Network interventions handle the largest incidents (median $100M+). Module scope handles the smallest (median $5M). Scope selection reflects the expected damage magnitude, not just operational preference.
Account+Module scope grew from 10% (2020) to 35% (2025). The industry is learning: broad-scope interventions are giving way to surgical ones as protocols mature their emergency architectures.
Strong positive correlation, but not 1:1. Higher initial losses do not proportionally yield more prevented value—speed of containment matters more than the magnitude of the incident.
Detection vs containment gap: median 45min detect, 120min contain. The bottleneck is not finding the exploit—it’s executing the override. This validates the need for pre-authorized intervention mechanisms.

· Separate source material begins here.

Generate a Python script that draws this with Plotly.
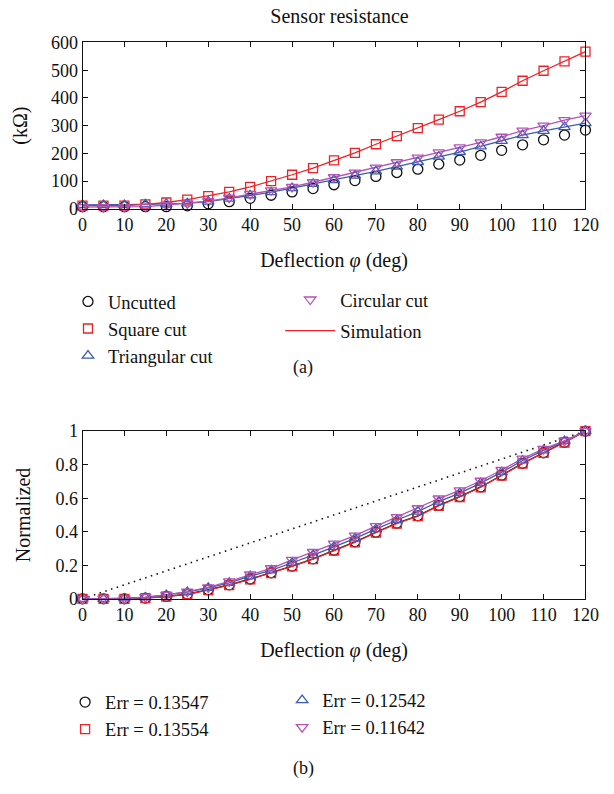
import plotly.graph_objects as go

# ---------------- data ----------------
deflection = [0, 5, 10, 15, 20, 25, 30, 35, 40, 45, 50, 55, 60,
              65, 70, 75, 80, 85, 90, 95, 100, 105, 110, 115, 120]

# (a) sensor resistance, kOhm
uncutted = [8, 8, 8, 8, 8, 11, 18, 26, 38, 49, 61, 73, 87,
            102, 117, 131, 143, 161, 176, 193, 211, 231, 249, 266, 284]
square_cut = [12, 12, 12, 16, 23, 33, 46, 61, 79, 100, 123, 147, 175,
              202, 233, 262, 291, 322, 352, 385, 422, 462, 498, 532, 567]
triangular_cut = [14, 14, 14, 16, 18, 20, 26, 37, 49, 60, 75, 90, 104,
                  120, 135, 152, 169, 188, 205, 225, 245, 266, 281, 295, 309]
circular_cut = [6, 6, 6, 8, 14, 20, 28, 40, 53, 67, 79, 96, 114,
                131, 149, 168, 185, 204, 222, 240, 260, 282, 300, 320, 336]

# (b) normalized
norm_uncutted = [0, 0, 0, 0.004, 0.014, 0.027, 0.054, 0.083, 0.118, 0.155, 0.195, 0.238, 0.29,
                 0.34, 0.397, 0.451, 0.495, 0.557, 0.609, 0.667, 0.737, 0.808, 0.871, 0.933, 1]
norm_square = [0, 0, 0, 0.004, 0.013, 0.027, 0.052, 0.081, 0.116, 0.153, 0.193, 0.236, 0.288,
               0.337, 0.395, 0.449, 0.493, 0.555, 0.607, 0.665, 0.735, 0.807, 0.870, 0.932, 1]
norm_triangular = [0, 0, 0.002, 0.008, 0.022, 0.04, 0.065, 0.095, 0.135, 0.17, 0.215, 0.26, 0.31,
                   0.36, 0.415, 0.47, 0.52, 0.58, 0.63, 0.69, 0.755, 0.825, 0.885, 0.94, 1]
norm_circular = [0, 0.002, 0.002, 0.010, 0.023, 0.043, 0.068, 0.104, 0.145, 0.182, 0.232, 0.279, 0.329,
                 0.377, 0.433, 0.487, 0.540, 0.598, 0.646, 0.704, 0.768, 0.836, 0.894, 0.942, 1]
linear_ref_x = [0, 120]
linear_ref_y = [0, 1]

err_labels = ["Err = 0.13547", "Err = 0.13554", "Err = 0.12542", "Err = 0.11642"]

x_ticks = list(range(0, 121, 10))
y_ticks_a = list(range(0, 601, 100))
y_ticks_b = [0, 0.2, 0.4, 0.6, 0.8, 1]
y_ticklabels_b = ["0", "0.2", "0.4", "0.6", "0.8", "1"]

# ---------------- style ----------------
FONT = "Liberation Serif"
BLACK = "#111111"
RED = "#ee2226"
BLUE = "#3b5cae"
MAGENTA = "#b453b8"
W, H = 614, 794
LEGFS = 18.5

fig = go.Figure()

def mk(symbol, color, size=9):
    return dict(symbol=symbol, size=size, color=color, line=dict(color=color, width=1.3))

# --- (a) simulation lines ---
fig.add_trace(go.Scatter(x=deflection, y=triangular_cut, mode="lines", line=dict(color=BLUE, width=1.3),
                         showlegend=False, xaxis="x", yaxis="y", hoverinfo="skip"))
fig.add_trace(go.Scatter(x=deflection, y=circular_cut, mode="lines", line=dict(color=MAGENTA, width=1.3),
                         showlegend=False, xaxis="x", yaxis="y", hoverinfo="skip"))
fig.add_trace(go.Scatter(x=deflection, y=square_cut, mode="lines", line=dict(color=RED, width=1.3),
                         name="Simulation", legend="legend2", legendgroup="s", legendrank=2,
                         xaxis="x", yaxis="y"))
# --- (a) markers ---
fig.add_trace(go.Scatter(x=deflection, y=uncutted, mode="markers", marker=mk("circle-open", BLACK, 10),
                         name="Uncutted", legend="legend", cliponaxis=False, xaxis="x", yaxis="y"))
fig.add_trace(go.Scatter(x=deflection, y=square_cut, mode="markers", marker=mk("square-open", RED, 9),
                         name="Square cut", legend="legend", cliponaxis=False, xaxis="x", yaxis="y"))
fig.add_trace(go.Scatter(x=deflection, y=triangular_cut, mode="markers", marker=mk("triangle-up-open", BLUE, 10),
                         name="Triangular cut", legend="legend", cliponaxis=False, xaxis="x", yaxis="y"))
fig.add_trace(go.Scatter(x=deflection, y=circular_cut, mode="markers", marker=mk("triangle-down-open", MAGENTA, 10),
                         name="Circular cut", legend="legend2", legendgroup="c", legendrank=1,
                         cliponaxis=False, xaxis="x", yaxis="y"))

# --- (b) ---
fig.add_trace(go.Scatter(x=linear_ref_x, y=linear_ref_y, mode="lines",
                         line=dict(color=BLACK, width=1.6, dash="1.5px,4.5px"),
                         showlegend=False, xaxis="x2", yaxis="y2", hoverinfo="skip"))
series_b = [
    (norm_uncutted, "circle-open", BLACK, err_labels[0], "legend3", 10),
    (norm_square, "square-open", RED, err_labels[1], "legend3", 9),
    (norm_triangular, "triangle-up-open", BLUE, err_labels[2], "legend4", 10),
    (norm_circular, "triangle-down-open", MAGENTA, err_labels[3], "legend4", 10),
]
for vals, sym, col, lab, leg, sz in series_b:
    fig.add_trace(go.Scatter(x=deflection, y=vals, mode="lines", line=dict(color=col, width=1.3),
                             showlegend=False, xaxis="x2", yaxis="y2", hoverinfo="skip"))
for vals, sym, col, lab, leg, sz in series_b:
    fig.add_trace(go.Scatter(x=deflection, y=vals, mode="markers", marker=mk(sym, col, sz),
                             name=lab, legend=leg, cliponaxis=False, xaxis="x2", yaxis="y2"))

# ---------------- layout ----------------
xdom = [80 / W, 599 / W]
ydom_a = [1 - 204 / H, 1 - 33.3 / H]
ydom_b = [1 - 604 / H, 1 - 432 / H]

axis_common = dict(showline=True, linecolor=BLACK, linewidth=1, mirror="ticks",
                   ticks="inside", ticklen=5, tickwidth=1, tickcolor=BLACK,
                   showgrid=False, zeroline=False,
                   tickfont=dict(family=FONT, size=18, color=BLACK))
xtitle = dict(text="Deflection <i>φ</i> (deg)", font=dict(family=FONT, size=20, color=BLACK), standoff=18)

legfont = dict(family=FONT, size=LEGFS, color=BLACK)
fig.update_layout(
    width=W, height=H,
    margin=dict(l=0, r=0, t=0, b=0),
    paper_bgcolor="white", plot_bgcolor="white",
    font=dict(family=FONT, size=20, color=BLACK),
    xaxis=dict(domain=xdom, range=[0, 120], tickvals=x_ticks, anchor="y", title=xtitle, **axis_common),
    yaxis=dict(domain=ydom_a, range=[0, 600], tickvals=y_ticks_a, anchor="x",
               title=dict(text="(kΩ)", font=dict(family=FONT, size=20, color=BLACK), standoff=17),
               **axis_common),
    xaxis2=dict(domain=xdom, range=[0, 120], tickvals=x_ticks, anchor="y2", title=xtitle, **axis_common),
    yaxis2=dict(domain=ydom_b, range=[0, 1], tickvals=y_ticks_b, ticktext=y_ticklabels_b, anchor="x2",
                title=dict(text="Normalized", font=dict(family=FONT, size=20, color=BLACK), standoff=19),
                **axis_common),
    title=dict(text="Sensor resistance", x=339.5 / W, xanchor="center", y=1 - 16 / H, yanchor="middle",
               font=dict(family=FONT, size=20, color=BLACK)),
    legend=dict(x=65 / W, xanchor="left", y=1 - 280 / H, yanchor="top", bgcolor="rgba(0,0,0,0)",
                font=legfont, tracegroupgap=0),
    legend2=dict(x=284 / W, xanchor="left", y=1 - 278 / H, yanchor="top", bgcolor="rgba(0,0,0,0)",
                 font=legfont, tracegroupgap=4, itemwidth=50),
    legend3=dict(x=62 / W, xanchor="left", y=1 - 691 / H, yanchor="top", bgcolor="rgba(0,0,0,0)",
                 font=legfont),
    legend4=dict(x=286 / W, xanchor="left", y=1 - 689 / H, yanchor="top", bgcolor="rgba(0,0,0,0)",
                 font=legfont),
    annotations=[
        dict(text="(a)", x=307 / W, y=1 - 367 / H, xref="paper", yref="paper", showarrow=False,
             xanchor="center", yanchor="middle", font=dict(family=FONT, size=18, color=BLACK)),
        dict(text="(b)", x=308 / W, y=1 - 778 / H, xref="paper", yref="paper", showarrow=False,
             xanchor="center", yanchor="middle", font=dict(family=FONT, size=18, color=BLACK)),
    ],
)

fig.write_html("out.html")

Signer Sets handle most incidents by volume but Governance handles the largest by value. The asymmetry explains why both models persist—they serve different risk tiers.
Signer Set: $0.55B. Delegated Body: $0.88B (highest). Governance: $0.17B. The “sweet spot” hypothesis holds—Delegated Bodies outperform on aggregate prevented value.
Bimodal distribution: interventions either prevent >80% or <20% of losses. Few middle-ground outcomes—this “all-or-nothing” pattern supports the Golden Hour hypothesis.
The “Golden Hour”: interventions within 60min prevent 82.5% of losses on average. After 24h: only 10.9%. Speed is the single strongest predictor of intervention success.
Quadrant analysis: fast detection + fast containment = best outcomes ($0.88B saved). Slow detection is catastrophic regardless of containment speed—monitoring infrastructure is non-negotiable.
Learning curve: 10.9% success in early interventions → 82.5% in recent ones. The ecosystem is getting measurably better at emergency response—operational maturity compounds over time.
Individual outcomes are highly variable: best cases prevent >95%, worst cases 0%. The variance underscores that mechanism design alone is insufficient—execution quality determines outcomes.
Detection is improving faster than containment: median detection time dropped from 45min to 15min, but containment remains bottlenecked at 60–120min—the gap between sensing and acting.
Protocol×Signer Set: 45% success. Account×Delegated Body: 78% (highest cell in the matrix). Precise scope + coordinated authority = optimal containment across the taxonomy.
$9.60B addressable market. $2.51B prevented. $7.09B opportunity gap. The framework quantifies what’s possible—and reveals $7.09B in losses that better mechanisms could have addressed.
Adding speed, incident count, and scope dimensions to the authority×success matrix. The Optimistic Freeze model (fast + precise + delegated) emerges as the Pareto-optimal design pattern.
Delegated Body: highest aggregate effectiveness across combined speed, success rate, and value protected metrics. The “sweet spot” of the decentralization-efficiency tradeoff confirmed by the leaderboard.
After adjusting for incident severity and attack complexity, Delegated Body still outperforms both extremes (Signer Set and Governance)—the tradeoff is not linear but concave.
Delegated Body: best risk-adjusted ROI. Signer Set: highest volume but lower per-case return. The analysis validates investment in Emergency subDAOs over unilateral admin keys. Detailed ROI and response-time metrics are available in the Efficiency Ranking theme.
Top interventions: 100–1000× ROI. Median: ~15×. Operational cost of maintaining intervention capability is trivial relative to the value protected—the economic case for emergency overrides is overwhelming.
Net: $2.51B saved from $9.60B at risk—a 26.0% effectiveness rate. The remaining $7.09B represents the intervention opportunity gap that better mechanism design could close.